Mixed orthogonal arrays, k-dimensional M-part Sperner multi-families, and full multi-transversals

Aydinian et al. [J. Combinatorial Theory A 118(2)(2011), 702-725] substituted the usual BLYM inequality for L-Sperner families with a set of M inequalities for $(m_1,m_2,...,m_M;L_1,L_2,...,L_M)$ type M-part Sperner families and showed that if all inequalities hold with equality, then the family is homogeneous. Aydinian et al. [Australasian J. Comb. 48(2010), 133-141] observed that all inequalities hold with equality if and only if the transversal of the Sperner family corresponds to a simple mixed orthogonal array with constraint M, strength M-1, using $m_i+1$ symbols in the $i^{\text{th}}$ column. In this paper we define $k$-dimensional $M$-part Sperner multi-families with parameters $L_P: P\in\binom{[M]}{k}$ and prove $\binom{M}{k}$ BLYM inequalities for them.
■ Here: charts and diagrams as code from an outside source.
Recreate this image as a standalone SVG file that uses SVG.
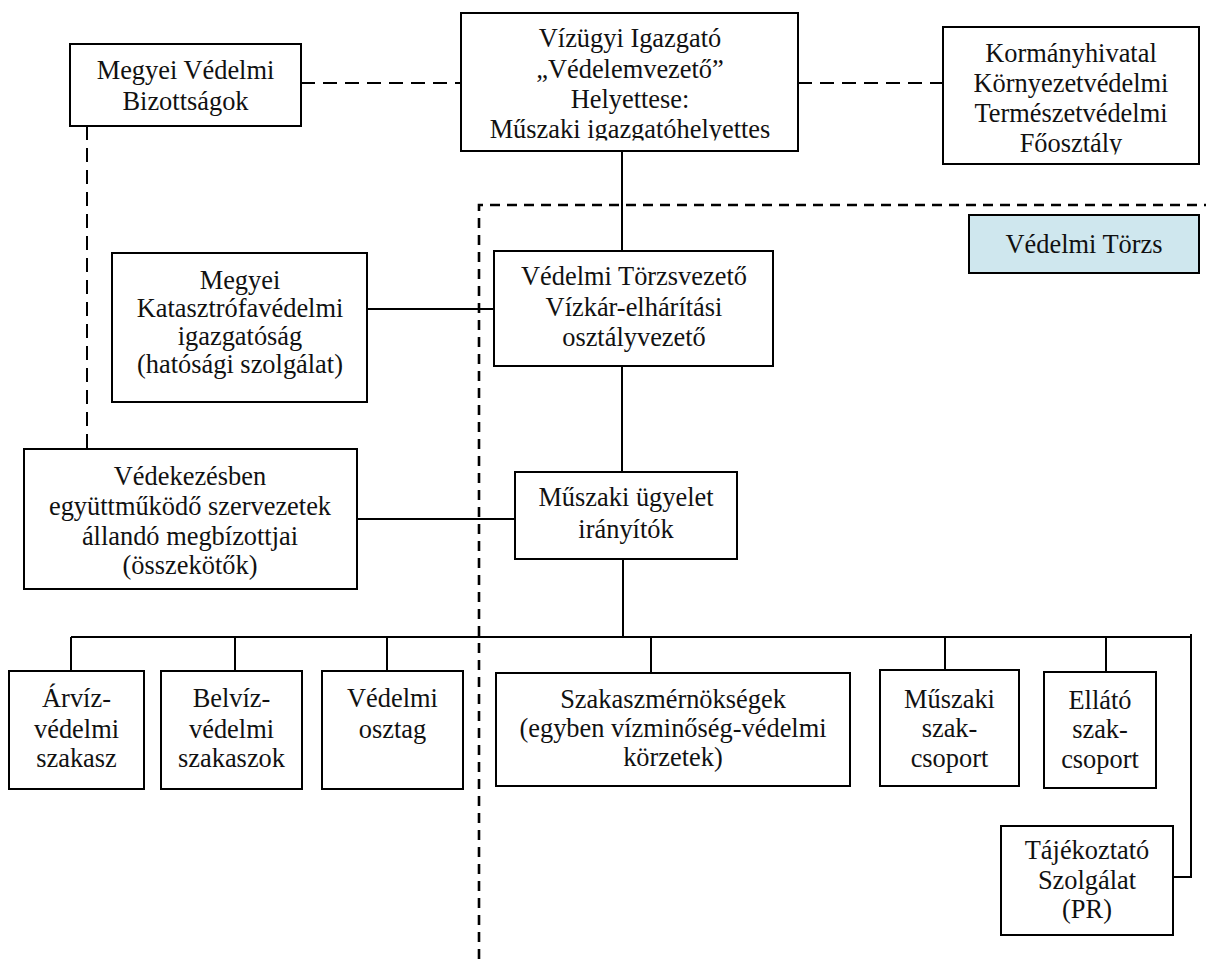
<svg xmlns="http://www.w3.org/2000/svg" width="1206" height="959" viewBox="0 0 1206 959">
<style>
.box{fill:#fff;stroke:#000;stroke-width:2}
.t{font-family:"Liberation Serif","Times New Roman",serif;font-size:26.4px;fill:#111;text-anchor:middle}
.solid{fill:none;stroke:#000;stroke-width:2}
.dash{fill:none;stroke:#000;stroke-width:2;stroke-dasharray:14 8}
.bound{fill:none;stroke:#000;stroke-width:2.6;stroke-dasharray:10 7}
</style>
<defs>
<clipPath id="clipViz"><rect x="461" y="13" width="337" height="127.5"/></clipPath>
<clipPath id="clipKorm"><rect x="943" y="27" width="256" height="127.5"/></clipPath>
</defs>
<rect width="1206" height="959" fill="#fff"/>

<g id="connectors">
<path class="dash" d="M301,83 H461"/>
<path class="dash" d="M798,83 H943"/>
<path class="dash" d="M87,126 V449"/>
<path class="solid" d="M622,151 V251"/>
<path class="solid" d="M367,309 H494"/>
<path class="solid" d="M622,366 V472"/>
<path class="solid" d="M357,519 H515"/>
<path class="solid" d="M623,559 V637"/>
<path class="solid" d="M71,637 H1191"/>
<path class="solid" d="M1191,634 V877 H1173"/>
<path class="solid" d="M71,637 V671"/>
<path class="solid" d="M235,637 V671"/>
<path class="solid" d="M387,637 V671"/>
<path class="solid" d="M651,637 V673"/>
<path class="solid" d="M945,637 V670"/>
<path class="solid" d="M1106,637 V672"/>
</g>

<g id="boundary">
<path class="bound" d="M479,959 V205 H1206"/>
</g>

<g id="megyei-vedelmi">
<rect class="box" x="70" y="44" width="231" height="82"/>
<text class="t" x="185.5" y="79">Megyei Védelmi</text>
<text class="t" x="185.5" y="110">Bizottságok</text>
</g>

<g id="vizugyi">
<rect class="box" x="461" y="13" width="337" height="138"/>
<g clip-path="url(#clipViz)">
<text class="t" x="630" y="47">Vízügyi Igazgató</text>
<text class="t" x="630" y="78">„Védelemvezető”</text>
<text class="t" x="630" y="108">Helyettese:</text>
<text class="t" x="630" y="138">Műszaki igazgatóhelyettes</text>
</g>
</g>

<g id="kormanyhivatal">
<rect class="box" x="943" y="27" width="256" height="137"/>
<g clip-path="url(#clipKorm)">
<text class="t" x="1071" y="62">Kormányhivatal</text>
<text class="t" x="1071" y="92">Környezetvédelmi</text>
<text class="t" x="1071" y="122">Természetvédelmi</text>
<text class="t" x="1071" y="152">Főosztály</text>
</g>
</g>

<g id="vedelmi-torzs">
<rect x="969" y="215" width="230" height="58" fill="#CFE7EE" stroke="#000" stroke-width="2"/>
<text class="t" x="1084" y="253">Védelmi Törzs</text>
</g>

<g id="katasztrofavedelmi">
<rect class="box" x="112" y="253" width="255" height="149"/>
<text class="t" x="240" y="289">Megyei</text>
<text class="t" x="240" y="317">Katasztrófavédelmi</text>
<text class="t" x="240" y="345">igazgatóság</text>
<text class="t" x="240" y="373">(hatósági szolgálat)</text>
</g>

<g id="torzsvezeto">
<rect class="box" x="494" y="251" width="279" height="115"/>
<text class="t" x="634" y="285">Védelmi Törzsvezető</text>
<text class="t" x="634" y="316">Vízkár-elhárítási</text>
<text class="t" x="634" y="346">osztályvezető</text>
</g>

<g id="vedekezesben">
<rect class="box" x="24" y="449" width="333" height="140"/>
<text class="t" x="190" y="485">Védekezésben</text>
<text class="t" x="190" y="515">együttműködő szervezetek</text>
<text class="t" x="190" y="545">állandó megbízottjai</text>
<text class="t" x="190" y="574">(összekötők)</text>
</g>

<g id="ugyelet">
<rect class="box" x="515" y="472" width="222" height="87"/>
<text class="t" x="626" y="506">Műszaki ügyelet</text>
<text class="t" x="626" y="538">irányítók</text>
</g>

<g id="arviz">
<rect class="box" x="9" y="671" width="135" height="118"/>
<text class="t" x="76.5" y="707">Árvíz-</text>
<text class="t" x="76.5" y="738">védelmi</text>
<text class="t" x="76.5" y="767">szakasz</text>
</g>

<g id="belviz">
<rect class="box" x="161" y="671" width="141" height="118"/>
<text class="t" x="231.5" y="707">Belvíz-</text>
<text class="t" x="231.5" y="738">védelmi</text>
<text class="t" x="231.5" y="767">szakaszok</text>
</g>

<g id="osztag">
<rect class="box" x="322" y="671" width="141" height="118"/>
<text class="t" x="392.5" y="707">Védelmi</text>
<text class="t" x="392.5" y="738">osztag</text>
</g>

<g id="szakaszmernoksegek">
<rect class="box" x="496" y="673" width="354" height="113"/>
<text class="t" x="673" y="708">Szakaszmérnökségek</text>
<text class="t" x="673" y="737">(egyben vízminőség-védelmi</text>
<text class="t" x="673" y="766">körzetek)</text>
</g>

<g id="muszaki-szakcsoport">
<rect class="box" x="880" y="670" width="139" height="116"/>
<text class="t" x="949.5" y="708">Műszaki</text>
<text class="t" x="949.5" y="737">szak-</text>
<text class="t" x="949.5" y="767">csoport</text>
</g>

<g id="ellato-szakcsoport">
<rect class="box" x="1044" y="672" width="112" height="116"/>
<text class="t" x="1100" y="709">Ellátó</text>
<text class="t" x="1100" y="738">szak-</text>
<text class="t" x="1100" y="768">csoport</text>
</g>

<g id="tajekoztato">
<rect class="box" x="1001" y="826" width="172" height="109"/>
<text class="t" x="1087" y="859">Tájékoztató</text>
<text class="t" x="1087" y="889">Szolgálat</text>
<text class="t" x="1087" y="918">(PR)</text>
</g>
</svg>
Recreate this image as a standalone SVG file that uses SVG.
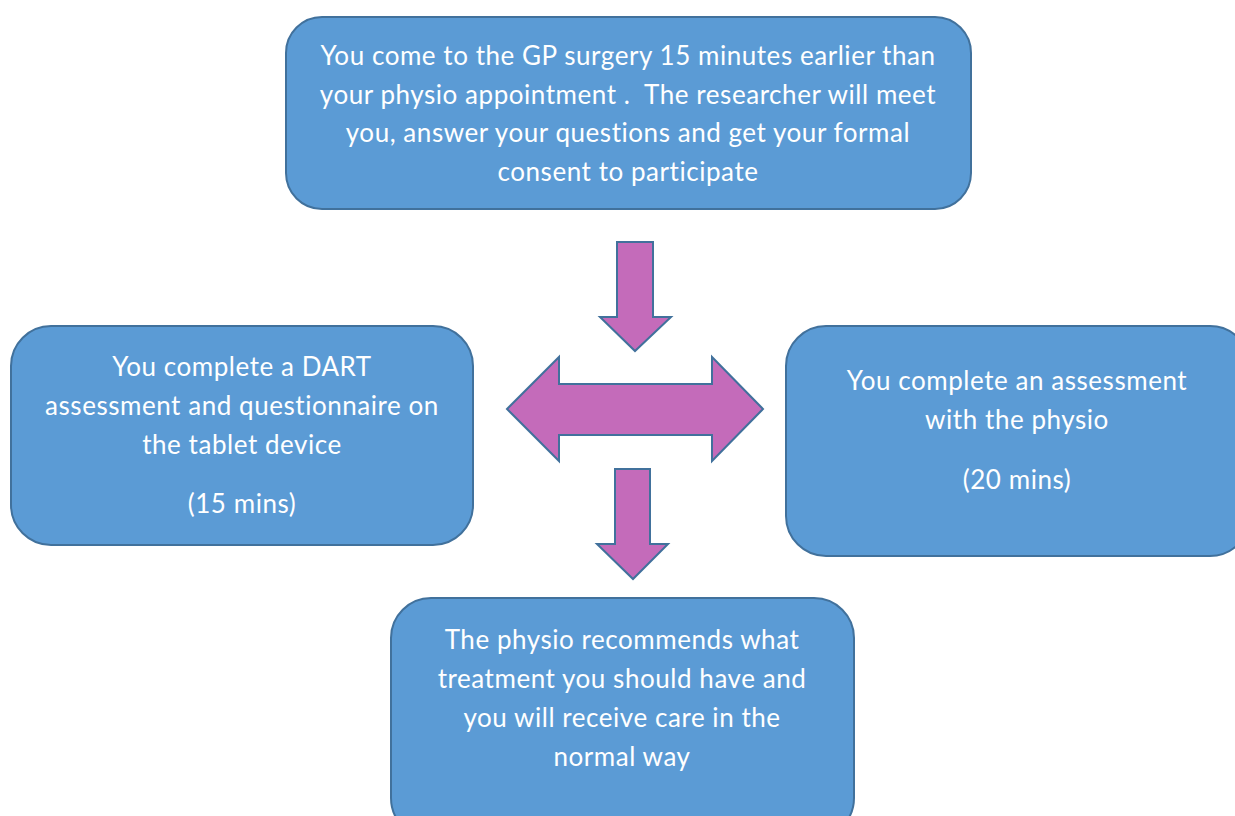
<svg xmlns="http://www.w3.org/2000/svg" width="1235" height="816" viewBox="0 0 1235 816">
<style>
.box{fill:#5B9BD5;stroke:#41719C;stroke-width:2}
.arr{fill:#C46BBA;stroke:#41719C;stroke-width:2;stroke-linejoin:miter}
.t{font-family:Lato,"Liberation Sans",sans-serif;font-size:26px;letter-spacing:0.55px;fill:#FFFFFF;text-anchor:middle;white-space:pre}
</style>
<rect width="1235" height="816" fill="#FFFFFF"/>
<g id="n-top">
<rect class="box" x="286" y="17" width="685" height="192" rx="36" ry="36"/>
<text class="t"><tspan x="628" y="65">You come to the GP surgery 15 minutes earlier than</tspan><tspan x="628" y="104">your physio appointment .  The researcher will meet</tspan><tspan x="628" y="142">you, answer your questions and get your formal</tspan><tspan x="628" y="181">consent to participate</tspan></text>
</g>
<g id="n-left">
<rect class="box" x="11" y="326" width="462" height="219" rx="40" ry="40"/>
<text class="t"><tspan x="242" y="376">You complete a DART</tspan><tspan x="242" y="415">assessment and questionnaire on</tspan><tspan x="242" y="454">the tablet device</tspan><tspan x="242" y="513">(15 mins)</tspan></text>
</g>
<g id="n-right">
<rect class="box" x="786" y="326" width="464" height="230" rx="40" ry="40"/>
<text class="t"><tspan x="1017" y="390">You complete an assessment</tspan><tspan x="1017" y="429">with the physio</tspan><tspan x="1017" y="489">(20 mins)</tspan></text>
</g>
<g id="n-bottom">
<rect class="box" x="391" y="598" width="463" height="240" rx="40" ry="40"/>
<text class="t"><tspan x="622" y="649">The physio recommends what</tspan><tspan x="622" y="688">treatment you should have and</tspan><tspan x="622" y="727">you will receive care in the</tspan><tspan x="622" y="766">normal way</tspan></text>
</g>
<g id="connectors">
<polygon class="arr" points="617,242 653,242 653,317 671,317 635,351 600,317 617,317"/>
<polygon class="arr" points="507,409 559,357 559,384 712,384 712,357 763,409 712,461 712,435 559,435 559,461"/>
<polygon class="arr" points="615,469 650,469 650,544 668,544 633,579 597,544 615,544"/>
</g>
</svg>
We show that if k<M and all inequalities hold with equality, then these multi-families must be homogeneous with profile matrices that are strength M-k mixed orthogonal arrays. For k=M, homogeneity is not always true, but some necessary conditions are given for certain simple families. Following the methods of Aydinian et al. [Australasian J. Comb. 48(2010), 133-141], we give new constructions to simple mixed orthogonal arrays with constraint M, strength M-k, using $m_i+1$ symbols in the ith column. We extend the convex hull method to k-dimensional M-part Sperner multi-families, and allow additional conditions providing new results even for simple 1-part Sperner families.